Helveticus99 OP t1_j1qmmtg wrote on December 26, 2022 at 4:58 PM

Reply to comment by sigmoid_amidst_relus in [D] Classification task based on speech recordings by Helveticus99

Thank you so much for your input u/sigmoid_amidst_relus. I will consider Mel-Spectrograms instead of MFCCs. Do you know what the maximum size of a Mel-Spectrogram is in terms of seconds it covers?

With mental state I'm not referring to emotions that change fast but to more a long-term state that is reflected in the whole 1 hour recording. Thus, I think repeating the label for every frame might not work well. I might have to extract features over the full recording. That's also why I think an autoencoder can be problematic.

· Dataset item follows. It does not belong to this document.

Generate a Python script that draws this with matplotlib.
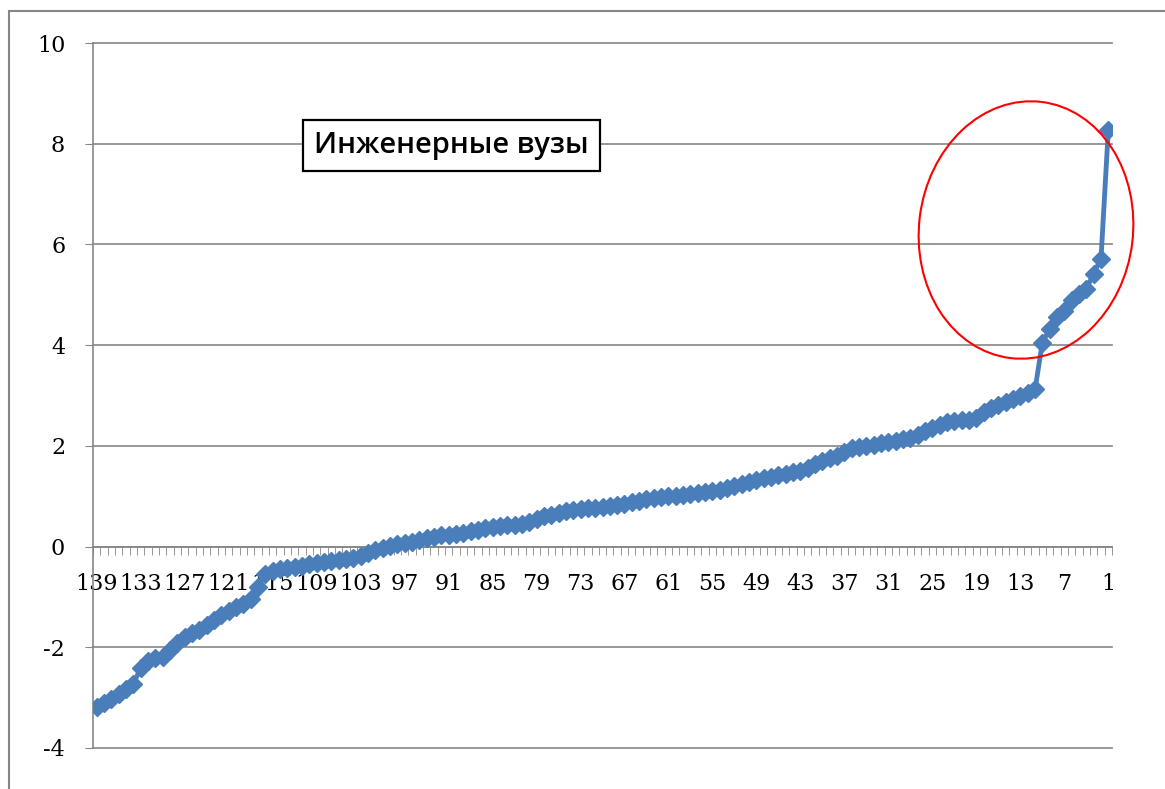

I could divide the recording into frames and stack the Mel-Spectrograms of the frames (using a 3D CNN). The problem is that I will end up with a huge number of frames. Same problem when considering a RNN, I will end up with a huge time series.

Using features from a large pretrained model is interesting. Can you recommend a pretrained model that is suitable for feature extraction from long recordings?

Helveticus99 OP t1_j1qjdxl wrote on December 26, 2022 at 4:34 PM

Reply to comment by shadow_fax1024 in [D] Classification task based on speech recordings by Helveticus99

Thank you u/shadow_fax1024. How did you handle audio files with different length? And how did you handle the long audio files exactly? I think creating a Mel-Spectrograms over long audio files won't work.

Helveticus99 OP t1_j1pu570 wrote on December 26, 2022 at 12:48 PM

Reply to comment by shadow_fax1024 in [D] Classification task based on speech recordings by Helveticus99

Thank you u/shadow_fax1024. Did you use a RNN or a plain CNN? Did you also had that long audio files (40min - 60min)? I'm not sure about how such long audio files can be used in a RNN.